Me dio un beso en la mejilla y a continuación se puso en pie de un salto y se dirigió al cuarto de baño. Los zapatos de tacón hacían que sus muslos desnudos hicieran cosas aún más interesantes de lo habitual. Entró, encendió la luz y, un segundo más tarde, la blusa salió despedida por la puerta, seguida por los zapatos, uno detrás de otro. Al cabo de un minuto me levanté y me reuní con ella.
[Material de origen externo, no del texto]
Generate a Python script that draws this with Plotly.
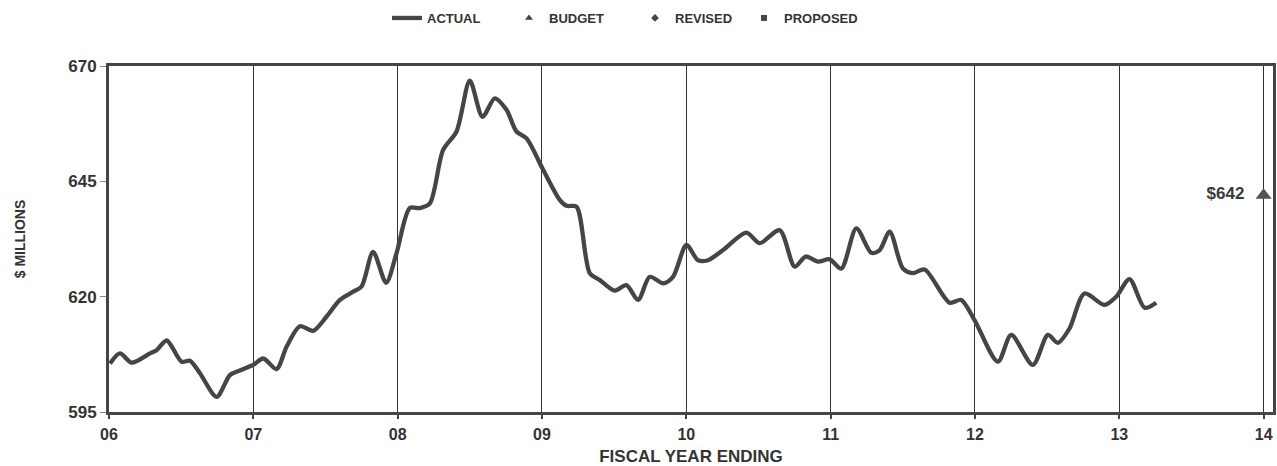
import plotly.graph_objects as go

# Fiscal year positions (fractional years) and ACTUAL values ($ millions)
fy = [6.007, 6.076, 6.157, 6.284, 6.330, 6.400, 6.503, 6.561, 6.630, 6.746, 6.838, 6.907,
      6.999, 7.069, 7.161, 7.231, 7.323, 7.415, 7.508, 7.600, 7.692, 7.750, 7.830, 7.920,
      7.992, 8.084, 8.154, 8.223, 8.315, 8.408, 8.500, 8.588, 8.673, 8.754, 8.823, 8.893,
      9.008, 9.123, 9.170, 9.239, 9.331, 9.400, 9.504, 9.585, 9.666, 9.747, 9.839, 9.908,
      10.001, 10.081, 10.150, 10.254, 10.416, 10.508, 10.647, 10.751, 10.827, 10.912, 10.993,
      11.074, 11.178, 11.282, 11.340, 11.409, 11.501, 11.570, 11.651, 11.824, 11.905, 11.997,
      12.159, 12.251, 12.401, 12.505, 12.574, 12.655, 12.759, 12.898, 12.979, 13.071, 13.175,
      13.256]
actual = [605.5, 607.7, 605.7, 607.7, 608.4, 610.5, 605.9, 606.1, 603.4, 598.3, 603.0, 604.0,
          605.2, 606.6, 604.3, 609.2, 613.6, 612.6, 615.7, 619.3, 621.1, 622.2, 629.7, 623.0,
          629.4, 639.2, 639.2, 640.2, 651.8, 655.8, 666.8, 659.0, 663.0, 660.5, 655.8, 654.3,
          647.5, 641.0, 639.7, 639.5, 625.1, 623.6, 621.3, 622.5, 619.3, 624.3, 622.9, 624.3,
          631.2, 627.9, 627.9, 630.1, 633.9, 631.6, 634.4, 626.5, 628.7, 627.6, 628.1,
          626.1, 634.8, 629.5, 630.1, 634.1, 626.1, 625.1, 625.9, 618.7, 619.3, 614.9,
          605.9, 611.7, 605.2, 611.7, 610.0, 613.1, 620.7, 618.2, 620.0, 623.8, 617.6,
          618.7]

budget_fy = [14]
budget_val = [642]
budget_labels = ["$642"]

year_ticks = [6, 7, 8, 9, 10, 11, 12, 13, 14]
year_labels = ["06", "07", "08", "09", "10", "11", "12", "13", "14"]
y_ticks = [595, 620, 645, 670]

series_names = ["ACTUAL", "BUDGET", "REVISED", "PROPOSED"]

dark = "#454545"
txt = "#333333"
font_fam = "Liberation Sans, Arial, sans-serif"

fig = go.Figure()

fig.add_trace(go.Scatter(
    x=fy, y=actual, mode="lines", name="<b>%s</b>" % series_names[0], legend="legend",
    line=dict(color=dark, width=4.3, shape="spline", smoothing=0.8),
    hoverinfo="skip"))

fig.add_trace(go.Scatter(
    x=[None], y=[None], mode="markers", name="<b>%s</b>" % series_names[1], legend="legend2",
    marker=dict(symbol="triangle-up", size=7, color=dark)))
fig.add_trace(go.Scatter(
    x=[None], y=[None], mode="markers", name="<b>%s</b>" % series_names[2], legend="legend3",
    marker=dict(symbol="diamond", size=6, color=dark)))
fig.add_trace(go.Scatter(
    x=[None], y=[None], mode="markers", name="<b>%s</b>" % series_names[3], legend="legend4",
    marker=dict(symbol="square", size=6, color=dark)))

fig.add_trace(go.Scatter(
    x=budget_fy, y=budget_val, mode="markers+text", showlegend=False,
    text=["<b>%s</b>&nbsp;&nbsp;" % t for t in budget_labels], textposition="middle left",
    textfont=dict(family=font_fam, size=17, color="#3a3a3a"),
    marker=dict(symbol="triangle-up", size=14, color="#555555"),
    cliponaxis=False))

L, R, T, B = 109, 4, 66, 54
W, H = 1277, 466
pw, ph = W - L - R, H - T - B


def leg(px_left):
    return dict(orientation="h", x=(px_left - L) / pw, xanchor="left",
                y=(H - B - 18) / ph, yanchor="middle",
                font=dict(family=font_fam, size=13, color=txt),
                bgcolor="rgba(0,0,0,0)", borderwidth=0)


fig.update_layout(
    width=W, height=H,
    margin=dict(l=L, r=R, t=T, b=B, autoexpand=False),
    paper_bgcolor="white", plot_bgcolor="white",
    font=dict(family=font_fam, color=txt),
    legend=leg(387), legend2=leg(509), legend3=leg(635), legend4=leg(744),
    xaxis=dict(range=[6, 14.065], tickvals=year_ticks,
               ticktext=["<b>%s</b>" % t for t in year_labels],
               showgrid=True, gridcolor="#333333", gridwidth=1.3,
               showline=True, linecolor=dark, linewidth=3, mirror=True,
               ticks="outside", ticklen=4, tickcolor=dark, tickwidth=1.5,
               ticklabelstandoff=2,
               tickfont=dict(family=font_fam, size=16, color=txt),
               title=dict(text="<b>FISCAL YEAR ENDING</b>", standoff=9,
                          font=dict(family=font_fam, size=17, color=txt)),
               zeroline=False, fixedrange=True),
    yaxis=dict(range=[595, 670], tickvals=y_ticks,
               ticktext=["<b>%d</b>" % v for v in y_ticks],
               showgrid=False, showline=True, linecolor=dark, linewidth=3, mirror=True,
               ticks="outside", ticklen=6, tickcolor="#888888", tickwidth=1,
               tickfont=dict(family=font_fam, size=17, color=txt),
               title=dict(text="<b>$ MILLIONS</b>", standoff=40,
                          font=dict(family=font_fam, size=14, color=txt)),
               zeroline=False, fixedrange=True),
)

fig.write_html("out.html")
Kelly tiene una piedra preciosa verde en el ombligo. Es lo bastante grande para tapar todo el botón y estoy casi seguro de que es una esmeralda auténtica, pero no pienso preguntárselo, ni llevarla a un joyero para que la tase. Estaba mirándola y jugueteando con los diminutos anillos de oro que la sostienen en su sitio. Levantó la mirada hacia mí.

—¿Pasa algo?

—¿Qué podría pasar? —Y, a decir verdad, ¿qué podría pasar? La esmeralda resaltaba maravillosamente el verde de sus ojos. Tenía una piel suave e inmaculada, con la única excepción de unas diminutas pecas esparcidas por todo el cuerpo, de esas que la gente rica suele llamar antojos y se hace insertar artificialmente. Su rubio cabello era muy largo, y en aquel momento estaba soltándoselo. Todo estaba donde tenía que estar, y en cantidades generosas. Digamos solo que cuando tenía que elegir un bikini o un pantaloncito corto no sufría ataques de ansiedad.